On regrettera toutefois que certains des auteurs de cette première partie reviennent sur la notion de « générations » et proposent leur propre réflexion, ce qui peut perdre le lecteur. Quelques pages plus étoffées en introduction afin d’élaborer une définition plus complète auraient permis de laisser chacun se concentrer sur les particularités de chaque génération.

 

Portraits d’historiens

La parole est également donnée aux historiens contemporains sur leurs propres parcours. Cette partie contredit au premier abord ce qui a été évoqué auparavant puisque cette galerie de portraits manque de points communs entre les auteurs. Mais trois générations couvrent ce panel et quelques convergences émergent. Ces essais d’ego-histoires sont aussi à prendre séparément, en oubliant parfois la thématique générale du livre pour se focaliser sur le cursus du chercheur ou de la chercheuse dont certains ont forcément eu une influence sur notre propre parcours. On sera ainsi surpris de découvrir que la brillante médiéviste Élisabeth Crouzet-Pavan a reçu de meilleurs cours d’histoire dans son lycée de banlieue qu’en prépa. Le lecteur sourira au récit de l’entrée en seconde au sein de Louis-le Grand par Raphaëlle Branche, à qui une enseignante expliqua qu’en ces murs la loi du plus fort l’emportait et que beaucoup échoueraient malgré leur travail. D’autres se livrent moins et se concentrent sur leur sujet de recherche. On ne peut ici qu’apprécier de lire l’impact du discours du président Jacques Chirac de 1995 sur Laurent Joly et le contexte propice à des recherches sur la face sombre de Vichy.
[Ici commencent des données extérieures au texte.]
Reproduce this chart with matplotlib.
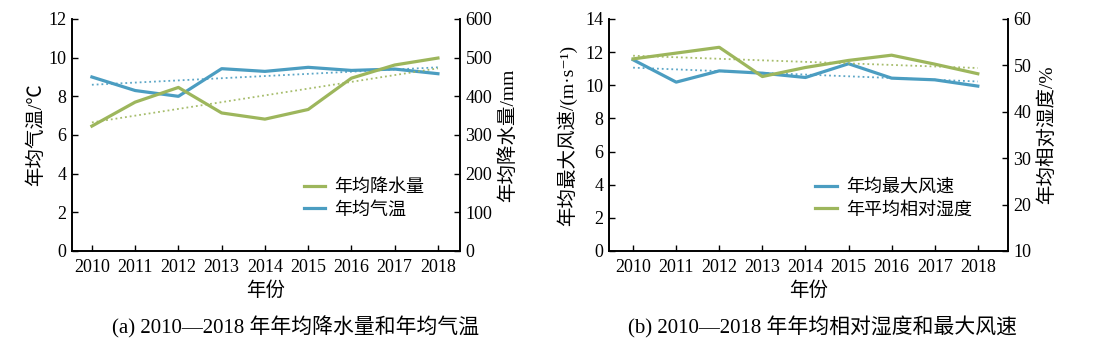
import numpy as np
import matplotlib
matplotlib.use('Agg')
import matplotlib.pyplot as plt

plt.rcParams['font.family'] = ['Liberation Serif', 'Noto Sans CJK SC', 'DejaVu Sans']
plt.rcParams['axes.unicode_minus'] = False

years = [2010, 2011, 2012, 2013, 2014, 2015, 2016, 2017, 2018]
# (a)
temp = [9.0, 8.3, 8.0, 9.43, 9.29, 9.5, 9.34, 9.41, 9.17]
precip = [323, 385, 423, 357, 341, 366, 447, 481, 499]
# (b)
wind = [11.54, 10.19, 10.87, 10.73, 10.47, 11.3, 10.43, 10.33, 9.95]
humid = [51.4, 52.65, 53.9, 47.6, 49.55, 51.07, 52.2, 50.27, 48.2]

green = '#9db65c'
blue = '#4b9dc1'

fig = plt.figure(figsize=(11.01, 3.55), dpi=100)


def trend(ax, y, color):
    x = np.array(years)
    k, b = np.polyfit(x, y, 1)
    ax.plot(x, k * x + b, ls=':', lw=1.3, color=color, alpha=0.9)


def style(ax, ax2, xlim):
    ax.set_xlim(*xlim)
    ax.set_xticks(years)
    ax.spines['top'].set_visible(False)
    ax2.spines['top'].set_visible(False)
    for a in (ax, ax2):
        a.tick_params(direction='in', length=4, width=1, labelsize=13, pad=4)
        for s in a.spines.values():
            s.set_linewidth(1.2)
    ax.tick_params(axis='x', pad=6)


# panel a
ax = fig.add_axes([0.0654, 0.293, 0.3524, 0.6535])
ax2 = ax.twinx()
trend(ax, temp, blue)
trend(ax2, precip, green)
l2, = ax2.plot(years, precip, color=green, lw=2.3)
l1, = ax.plot(years, temp, color=blue, lw=2.3)
ax.set_ylim(0, 12)
ax.set_yticks(range(0, 13, 2))
ax2.set_ylim(0, 600)
ax2.set_yticks(range(0, 601, 100))
style(ax, ax2, (2009.54, 2018.51))
ax.set_xlabel('年份', fontsize=14, labelpad=4)
ax.set_ylabel('年均气温/℃', fontsize=14, labelpad=2)
ax2.set_ylabel('年均降水量/mm', fontsize=14, labelpad=4)
ax2.legend([l2, l1], ['年均降水量', '年均气温'], loc='lower right',
           bbox_to_anchor=(0.95, 0.07), frameon=False, fontsize=13,
           handlelength=1.2, handletextpad=0.5, labelspacing=0.3)

# panel b
bx = fig.add_axes([0.5531, 0.293, 0.3624, 0.6535])
bx2 = bx.twinx()
trend(bx, wind, blue)
trend(bx2, humid, green)
m2, = bx2.plot(years, humid, color=green, lw=2.3)
m1, = bx.plot(years, wind, color=blue, lw=2.3)
bx.set_ylim(0, 14)
bx.set_yticks(range(0, 15, 2))
bx2.set_ylim(10, 60)
bx2.set_yticks(range(10, 61, 10))
style(bx, bx2, (2009.44, 2018.70))
bx.set_xlabel('年份', fontsize=14, labelpad=4)
bx.set_ylabel('年均最大风速/(m·s⁻¹)', fontsize=14, labelpad=6)
bx2.set_ylabel('年均相对湿度/%', fontsize=14, labelpad=4)
bx2.legend([m1, m2], ['年均最大风速', '年平均相对湿度'], loc='lower right',
           bbox_to_anchor=(0.95, 0.07), frameon=False, fontsize=13,
           handlelength=1.2, handletextpad=0.5, labelspacing=0.3)

fig.text(0.268, 0.062, '(a) 2010—2018 年年均降水量和年均气温', ha='center', fontsize=15)
fig.text(0.747, 0.062, '(b) 2010—2018 年年均相对湿度和最大风速', ha='center', fontsize=15)

fig.savefig('out.png', dpi=100)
Le poids de l’événement explique également de nombreuses vocations d’historien, dont celle de Guillaume Calafat pour qui la chute du mur de Berlin et le 11 septembre 2001 jouèrent un rôle majeur dans le choix de son cursus.

 

L’évolution générationnelle de l’histoire

Enfin, plusieurs historiens proposent une lecture de l’historiographie de leur thématique sous l’angle générationnel. Si les approches s’avèrent inégales, quelques analyses présentent un cadre réflexif des plus stimulants, comme l’étude de la féodalité et de la colonisation qui ont ainsi été profondément liées aux vécus des générations concernées. Florent Mazel, pour sa part, insiste sur le fait que la féodalité fut un objet politique avant d’être un objet d’histoire. L’historien expose ainsi trois paradigmes générationnels de la féodalité, tout en se demandant, à juste titre, si la génération est bien à l’origine de cette maturation intellectuelle. Il propose en ce sens trois systèmes : le premier incarné par Michelet et Augustin Thierry qui y voyaient à la fois un moment fondateur de la nation, mais aussi un bloc renversé par la Révolution ; les années 1880 à 1930 amenèrent les historiens à aborder la féodalité dans un cadre essentiellement institutionnel et entendaient ici les liens particuliers unissant les puissants entre eux. Dans un contexte d’ascension des idées républicaines et d’adhésion progressive des catholiques à ces principes, les historiens tels Gabriel Monod et Charles-Victor Langlois virent à la fin du XIXe siècle la féodalité comme une ère de désordre avec un pouvoir seigneurial ayant conduit à la fragmentation de la nation. Le dernier moment (1960-1990) s’appuya le travail de Marc Bloch. Plutôt que les relations entre puissants, ses épigones insistèrent sur la féodalité comme un système de domination des seigneurs sur l’ensemble de la société. Cela n’empêcha pas, comme le précise Florian Mazel, plusieurs historiens d’échapper à cette répartition générationnelle : Fustel de Coulanges et Marc Bloch paraissent ainsi inclassables.

Pour la colonisation, on ne peut qu'être surpris, à la suite de Pierre Singaravélou, de constater que les universités françaises ne comptent pas une seule chaire d’histoire de la colonisation, contrairement à leurs homologues anglo-saxonnes, d’autant que cet enseignement était particulièrement répandu dans l’Hexagone à la fin du XIXe siècle. Paradoxalement, le sujet n’a jamais été autant abordé par les historiens qu’aujourd’hui, or cette histoire n’est pas institutionnalisée.

 

Le grand mérite de Générations historiennes est d’abord de rompre, sans la contester, avec une approche de l’historiographie qui en revient toujours aux différentes écoles. Si ce paradigme générationnel s’avère des plus pertinents, il ne doit pas occulter les filiations verticales, la relation entre un docteur et son directeur par exemple. Ces deux logiques, horizontale avec la génération et verticale avec la filiation, permettent dès lors d’aborder au plus près les grandes notions historiques, puis celles et ceux qui les ont étudiées. Ce travail constitue davantage un point de départ que d’arrivée, il s’agit d’une histoire, pour le moment, essentiellement parisienne et des domaines sont peu abordés comme l’histoire militaire ou les relations internationales. La thématique n’en constitue pas moins une approche intéressante de l’historiographie en France.